Background: Little is known about the hypothalamic-pituitary-adrenal axis response to acute stressful behavioral challenges in patients with social phobia.
Methods: Eighteen patients with social phobia and 17 normal volunteers participated in two behavioral stressors: a speech task and physical exercise.
Results: Normal volunteers (n = 14) demonstrated a significant 50% increase in salivary cortisol levels to the speech task. Three nonresponding normal volunteers demonstrated a 17% decrease. In contrast, patients with social phobia demonstrated dichotomous changes. Seven social phobia patients demonstrated a significantly higher 90% increase in salivary cortisol to the speech task, whereas the remaining patients (n = 11) were nonresponders demonstrating a 32% decrease in cortisol. Both patient groups were significantly more anxious than the normal volunteers. In contrast to the response to a speech task, social phobics showed a cortisol response to physical exercise of similar magnitude as normal volunteers.

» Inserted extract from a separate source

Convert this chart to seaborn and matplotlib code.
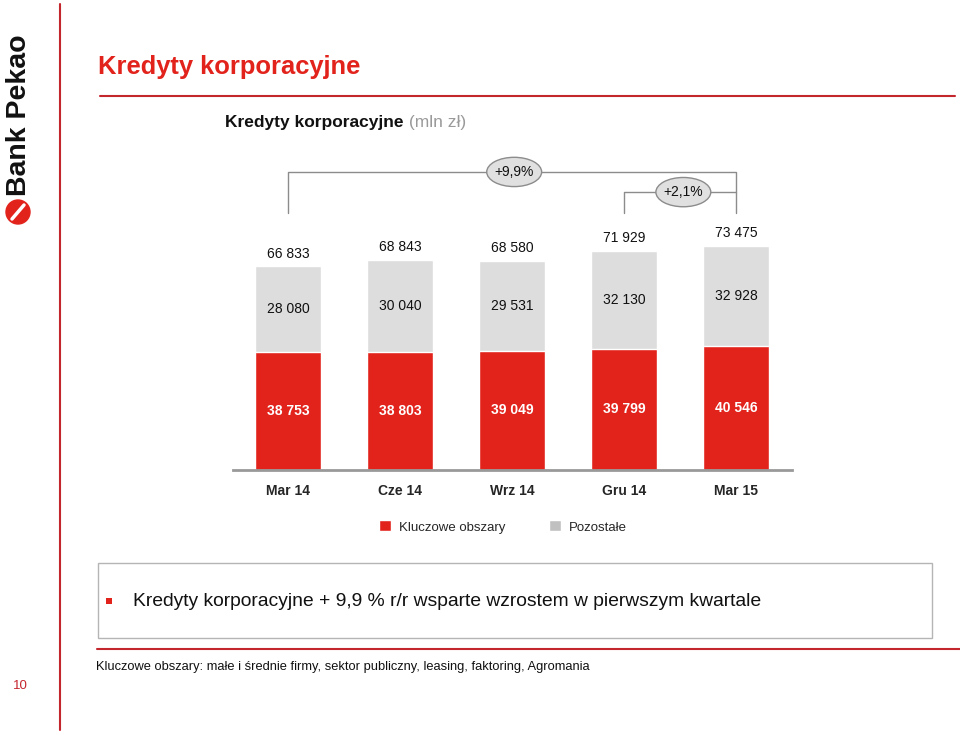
import matplotlib
matplotlib.use("Agg")
import matplotlib.pyplot as plt
from matplotlib.patches import Patch, Ellipse, Rectangle, Circle
import pandas as pd
import seaborn as sns

# Data (mln zł)
categories = ["Mar 14", "Cze 14", "Wrz 14", "Gru 14", "Mar 15"]
kluczowe = [38753, 38803, 39049, 39799, 40546]
pozostale = [28080, 30040, 29531, 32130, 32928]
totals = [66833, 68843, 68580, 71929, 73475]
growth_labels = ["+9,9%", "+2,1%"]

RED = "#e2231c"
GRAY = "#dddddd"
DARKRED = "#c4262e"

sns.set_theme(style="white")
plt.rcParams["font.family"] = ["Liberation Sans", "DejaVu Sans"]

df = pd.DataFrame({"Okres": categories, "Kluczowe obszary": kluczowe,
                   "Pozostałe": pozostale, "Razem": totals})

W, H = 960, 734
fig = plt.figure(figsize=(W / 100, H / 100), dpi=100)

# bar axes: baseline at y=470 px, x from 233 to 792 px
ax = fig.add_axes([233 / W, (H - 470) / H, 559 / W, 244 / H])
sns.barplot(data=df, x="Okres", y="Razem", color=GRAY, saturation=1, width=0.59, ax=ax)
sns.barplot(data=df, x="Okres", y="Kluczowe obszary", color=RED, saturation=1, width=0.59, ax=ax)
ax.set_xlim(-0.49, 4.5)
ax.set_ylim(0, 80000)
ax.set_xlabel("")
ax.set_ylabel("")
ax.set_yticks([])
for s in ["left", "top", "right"]:
    ax.spines[s].set_visible(False)
ax.spines["bottom"].set_color("#999999")
ax.spines["bottom"].set_linewidth(2)
ax.tick_params(axis="x", length=0, pad=10)
for lbl in ax.get_xticklabels():
    lbl.set_fontweight("bold")
    lbl.set_fontsize(10)

for i in range(len(categories)):
    ax.text(i, kluczowe[i] / 2, f"{kluczowe[i]:,}".replace(",", " "), ha="center", va="center",
            color="white", fontsize=10, fontweight="bold")
    ax.text(i, (kluczowe[i] + totals[i]) / 2, f"{pozostale[i]:,}".replace(",", " "), ha="center",
            va="center", color="#111111", fontsize=10)
    ax.annotate(f"{totals[i]:,}".replace(",", " "), (i, totals[i]), xytext=(0, 4),
                textcoords="offset points", ha="center", va="bottom", color="#111111", fontsize=10)

# growth brackets
top = max(totals)
y_big = top * 1.33
y_small = top * 1.24
y_low = top * 1.145
lc = "#8c8c8c"
ax.plot([0, 0, 4, 4], [y_low, y_big, y_big, y_low], color=lc, lw=1, clip_on=False)
ax.plot([3, 3, 4], [y_low, y_small, y_small], color=lc, lw=1, clip_on=False)
for (cx, cy), txt in zip([(2.02, y_big), (3.53, y_small)], growth_labels):
    ax.add_patch(Ellipse((cx, cy), 0.49, 9600, facecolor="#e0e0e0", edgecolor=lc, lw=1,
                         clip_on=False, zorder=3))
    ax.text(cx, cy, txt, ha="center", va="center", fontsize=10, color="#111111", zorder=4)

handles = [Patch(facecolor=RED, label="Kluczowe obszary"), Patch(facecolor="#c0c0c0", label="Pozostałe")]
ax.legend(handles=handles, loc="center", bbox_to_anchor=(503 / W, (H - 527) / H),
          bbox_transform=fig.transFigure, ncol=2, frameon=False, fontsize=9.5,
          handlelength=0.9, handleheight=0.9, handletextpad=0.6, columnspacing=3.3)

# slide decoration in pixel coordinates
ov = fig.add_axes([0, 0, 1, 1], facecolor="none")
ov.set_xlim(0, W)
ov.set_ylim(H, 0)
ov.axis("off")

ov.plot([60, 60], [4, 730], color=DARKRED, lw=1.5)
ov.plot([100, 955], [96, 96], color=DARKRED, lw=1.5)
ov.plot([97, 960], [649, 649], color=DARKRED, lw=1.5)

ov.text(98, 67, "Kredyty korporacyjne", color=RED, fontsize=18.4, fontweight="bold", va="center")
t = ov.text(225, 123, "Kredyty korporacyjne", color="#111111", fontsize=12.5, fontweight="bold", va="center")
ov.annotate(" (mln zł)", xycoords=t, xy=(1, 0.5), va="center", ha="left", color="#9a9a9a", fontsize=12.5)

# logo
ov.text(19, 115, "Bank Pekao", rotation=90, ha="center", va="center", fontsize=20.5,
        fontweight="bold", color="#111111")
ov.add_patch(Circle((18, 212), 12, color=RED))
ov.plot([12, 24], [219, 205], color="white", lw=2.5)

# comment box
ov.add_patch(Rectangle((98, 563), 834, 75, facecolor="white", edgecolor="#b5b5b5", lw=1))
ov.add_patch(Rectangle((106, 598), 6, 6, facecolor=RED, edgecolor="none"))
ov.text(133, 602, "Kredyty korporacyjne + 9,9 % r/r wsparte wzrostem w pierwszym kwartale",
        fontsize=13.9, va="center", color="#111111")

ov.text(96, 667, "Kluczowe obszary: małe i średnie firmy, sektor publiczny, leasing, faktoring, Agromania",
        fontsize=9.3, va="center", color="#111111")
ov.text(20, 686, "10", color=DARKRED, fontsize=9.5, ha="center", va="center")

fig.savefig("out.png", dpi=100)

Conclusions: The results indicated dichotomies in magnitude and in distribution of the cortisol response to a speech task between social phobia patients and normal volunteers. Social phobia patients responded differently than normal volunteers to a stressor associated with social evaluation but not to physical exercise. These results suggest adaptation of distinct biological processes specific to different stressful conditions in social phobia.